Maximum overlap area of a convex polyhedron and a convex polygon under translation
Hyuk Jun Kweon, Honglin Zhu
TL;DR
This paper delivers a deterministic algorithm to maximize the overlap between a convex polyhedron $P$ and a convex polygon $Q$ under translation in $\mathbb{R}^3$ in $O(n \log^2 n)$ time, using a generalized prune-and-search framework that operates on the configuration space cut by event polygons. It extends the approach to two related problems: (i) maximizing the intersection of three planar convex polygons in $O(n \log^3 n)$ time and (ii) minimizing the area of symmetric difference under a homothety in $O(n \log^2 n)$ time. The core technique blends unimodality properties of the overlap function with innovative $ frac{1}{2}$-cutting recursions and a generalized prune-and-search for unions of parallel-line families, enabling efficient pruning of large combinatorial structures.

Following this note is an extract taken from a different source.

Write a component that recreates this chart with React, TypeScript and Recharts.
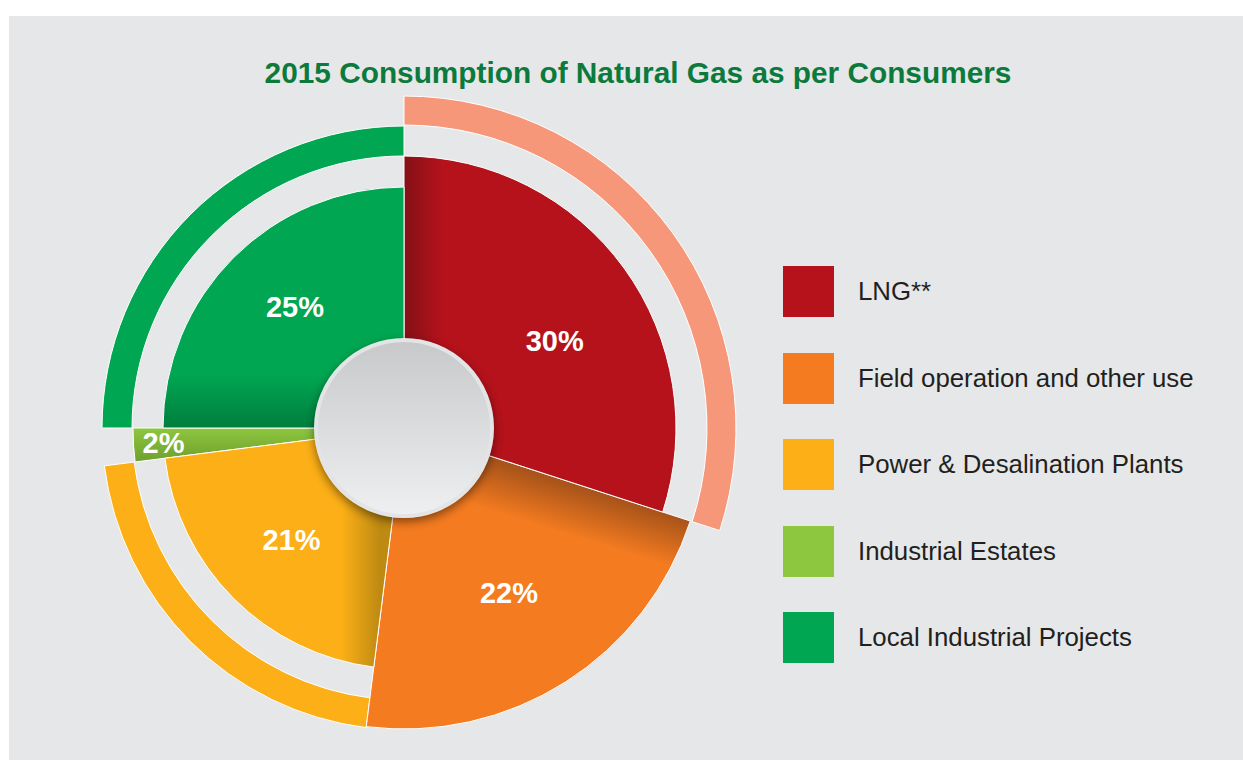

The work advances deterministic, dimension-mixed shape-matching methods and introduces tools (generalized prune-and-search, event-polynomial/hyperplane handling, and cone-based reformulations) that could impact broader computational-geometry problems involving polytope-polytope interactions under motion.
Abstract
Let $P$ be a convex polyhedron and $Q$ be a convex polygon with $n$ vertices in total in three-dimensional space. We present a deterministic algorithm that finds a translation vector $v \in \mathbb{R}^3$ maximizing the overlap area $|P \cap (Q + v)|$ in $O(n \log^2 n)$ time. We then apply our algorithm to solve two related problems. We give an $O(n \log^3 n)$ time algorithm that finds the maximum overlap area of three convex polygons with $n$ vertices in total. We also give an $O(n \log^2 n)$ time algorithm that minimizes the symmetric difference of two convex polygons under scaling and translation.